Let’s talk about… the past, the present and the future

Jo Barnett, Executive Director of Virgin Money Giving, celebrates the company’s eighth birthday and looks to the future of digital giving

Birthdays offer an opportunity to look back, but also look forward. Virgin Money Giving is eight years old this month and I’m proud to say that over this period we’ve helped over 14,000 charities raise over half a billion pounds and saved charities £18 million… and counting.

When we launched Virgin Money Giving there was one dominant player in the UK market , so our arrival as a non-profit organisation shook things up. The fact we were backed by Virgin Money – experts in customer service, payment and IT systems – helped too as we understood the importance of looking after the needs of our charity partners and their trustees as well as those of the donors and fundraisers. It was for this reason that we committed to collecting Gift Aid for free on behalf of the charities and keeping our fees low, implemented robust processes to protect charity funds and ensured that money donated through Virgin Money Gigivng was passed to our charities as quickly as possible. All elements that remain core to our service today!

Standing on our own two feet

I remember the early conversations with Jayne-Anne Gadhia, the CEO of Virgin Money, around how important it was to us that Virgin Money Giving would be a not-for-profit company. It was – and still is – important that as much money as possible goes to the charities we partner with, that we build a business for long-term success and that we have consistent investment in Virgin Money Giving to meet the changing needs and desires of our customers.

Today we have over 14,000 registered charities, and we continue to grow every year.

The rate of technological development has accelerated and to meet consumers’ expectations, sites like ours have to innovate and evolve much quicker, and extend the support we give to different types of online fundraising. For us that has meant expanding beyond event fundraising to support online appeals, “in memory” donations and corporate fundraising as well as developing our mobile proposition. How and when people give has changed as much over recent years as what they want to give to online, and mobile and social media engagement has been a big part of this. Donors and fundraisers have rightly increased their expectations and become more demanding: they want to raise money online for whatever they support, whenever they want and through any device they have at hand – and they want to know what happens to their money and that as much as possible has gone to their cause to make a difference.

The more the merrier

It’s great to see how much development and diversification has gone on in the sector since our entry eight years ago, with the launch of many smaller platforms that address the very specific needs of different charitable organisations.
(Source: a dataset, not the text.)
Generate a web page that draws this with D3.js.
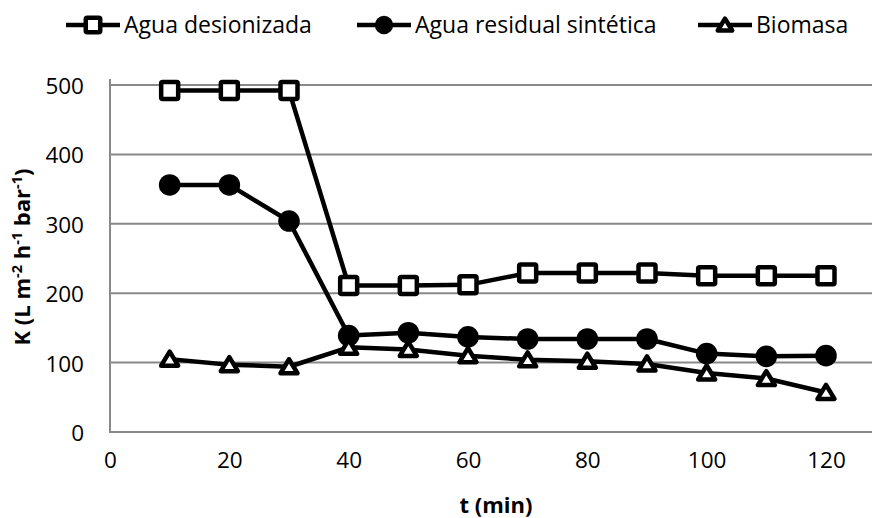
<!DOCTYPE html>
<html>
<head>
<meta charset="utf-8">
<script src="https://cdn.jsdelivr.net/npm/d3@7/dist/d3.min.js"></script>
<style>
  html, body { margin: 0; padding: 0; background: #fff; }
  svg { display: block; font-family: "Open Sans", sans-serif; }
</style>
</head>
<body>
<svg id="chart" width="872" height="518"></svg>
<script>
const times = [10, 20, 30, 40, 50, 60, 70, 80, 90, 100, 110, 120];
const aguaDesionizada = [492, 492, 492, 211, 211, 212, 229, 229, 229, 225, 225, 225];
const aguaResidual = [356, 356, 304, 139, 143, 137, 134, 134, 134, 113, 109, 110];
const biomasa = [105, 97, 94, 122, 119, 110, 104, 102, 98, 85, 77, 57];
const xTicks = [0, 20, 40, 60, 80, 100, 120];
const yTicks = [0, 100, 200, 300, 400, 500];
const seriesNames = ["Agua desionizada", "Agua residual sintética", "Biomasa"];

const svg = d3.select("#chart");
const x = d3.scaleLinear().domain([0, 120]).range([110, 826]);
const y = d3.scaleLinear().domain([0, 500]).range([432, 85]);
const plotRight = 872;
const gray = "#898989";

// gridlines
svg.append("g").selectAll("line").data(yTicks.filter(d => d > 0)).join("line")
  .attr("x1", x(0)).attr("x2", plotRight)
  .attr("y1", d => y(d)).attr("y2", d => y(d))
  .attr("stroke", gray).attr("stroke-width", 2);

// axes
const yAxis = svg.append("g").attr("transform", `translate(${x(0)},0)`)
  .call(d3.axisLeft(y).tickValues(yTicks).tickSize(0).tickPadding(26));
yAxis.select(".domain").remove();
yAxis.selectAll("text").attr("font-size", 22.5).attr("fill", "#000")
  .attr("font-family", "Open Sans, sans-serif").attr("dy", "0.38em");

const xAxis = svg.append("g").attr("transform", `translate(0,${y(0)})`)
  .call(d3.axisBottom(x).tickValues(xTicks).tickSize(0).tickPadding(20));
xAxis.select(".domain").remove();
xAxis.selectAll("text").attr("font-size", 22.5).attr("fill", "#000")
  .attr("font-family", "Open Sans, sans-serif");

svg.append("line").attr("x1", x(0)).attr("x2", x(0)).attr("y1", 79).attr("y2", y(0) + 1)
  .attr("stroke", gray).attr("stroke-width", 2);
svg.append("line").attr("x1", x(0) - 1).attr("x2", plotRight).attr("y1", y(0)).attr("y2", y(0))
  .attr("stroke", gray).attr("stroke-width", 2);

// axis titles
svg.append("text").attr("x", 496).attr("y", 513).attr("text-anchor", "middle")
  .attr("font-size", 22).attr("font-weight", "bold").text("t (min)");

const yt = svg.append("text").attr("transform", "translate(30,257) rotate(-90)")
  .attr("text-anchor", "middle").attr("font-size", 22).attr("font-weight", "bold");
yt.append("tspan").text("K (L m");
yt.append("tspan").attr("dy", -8).attr("font-size", 14.5).text("-2");
yt.append("tspan").attr("dy", 8).text(" h");
yt.append("tspan").attr("dy", -8).attr("font-size", 14.5).text("-1");
yt.append("tspan").attr("dy", 8).text(" bar");
yt.append("tspan").attr("dy", -8).attr("font-size", 14.5).text("-1");
yt.append("tspan").attr("dy", 8).text(")");

// markers
const lw = 4.5;
function drawMarker(g, type, cx, cy, s) {
  if (type === 0) {
    g.append("rect").attr("x", cx - 8.5 * s).attr("y", cy - 8.5 * s)
      .attr("width", 17 * s).attr("height", 17 * s).attr("rx", 1.5)
      .attr("fill", "#fff").attr("stroke", "#000").attr("stroke-width", lw);
  } else if (type === 1) {
    g.append("circle").attr("cx", cx).attr("cy", cy).attr("r", 10.8 * s).attr("fill", "#000");
  } else {
    const p = d3.path();
    p.moveTo(cx, cy - 7.5 * s); p.lineTo(cx + 8.5 * s, cy + 6.5 * s); p.lineTo(cx - 8.5 * s, cy + 6.5 * s); p.closePath();
    g.append("path").attr("d", p.toString()).attr("fill", "#fff").attr("stroke", "#000")
      .attr("stroke-width", lw).attr("stroke-linejoin", "round");
  }
}

const allSeries = [aguaDesionizada, aguaResidual, biomasa];
const line = d3.line().x(d => x(d[0])).y(d => y(d[1]));
allSeries.forEach((vals, i) => {
  const g = svg.append("g");
  const pts = times.map((t, j) => [t, vals[j]]);
  g.append("path").attr("d", line(pts)).attr("fill", "none").attr("stroke", "#000")
    .attr("stroke-width", lw).attr("stroke-linejoin", "round");
  pts.forEach(p => drawMarker(g, i, x(p[0]), y(p[1]), 1));
});

// legend
const legendX = [66, 357, 698];
const leg = svg.append("g");
seriesNames.forEach((name, i) => {
  const lx = legendX[i];
  leg.append("line").attr("x1", lx).attr("x2", lx + 54).attr("y1", 25).attr("y2", 25)
    .attr("stroke", "#000").attr("stroke-width", lw);
  drawMarker(leg, i, lx + 27, 25, 0.85);
  leg.append("text").attr("x", lx + 58).attr("y", 33).attr("font-size", 23).text(name);
});
</script>
</body>
</html>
As more money is donated online, it is almost inevitable that there will be increased regulation of this sector, and that’s right and proper. But it will change our market as it becomes harder for small and low fee providers to meet the standards. It might lead to greater consolidation of small companies, which would almost inevitably have an impact on competition, choice and price too .

Few of us would question that the market has really benefited from innovation and competition since 2009 and I hope that continues to thrive over the next eight years too!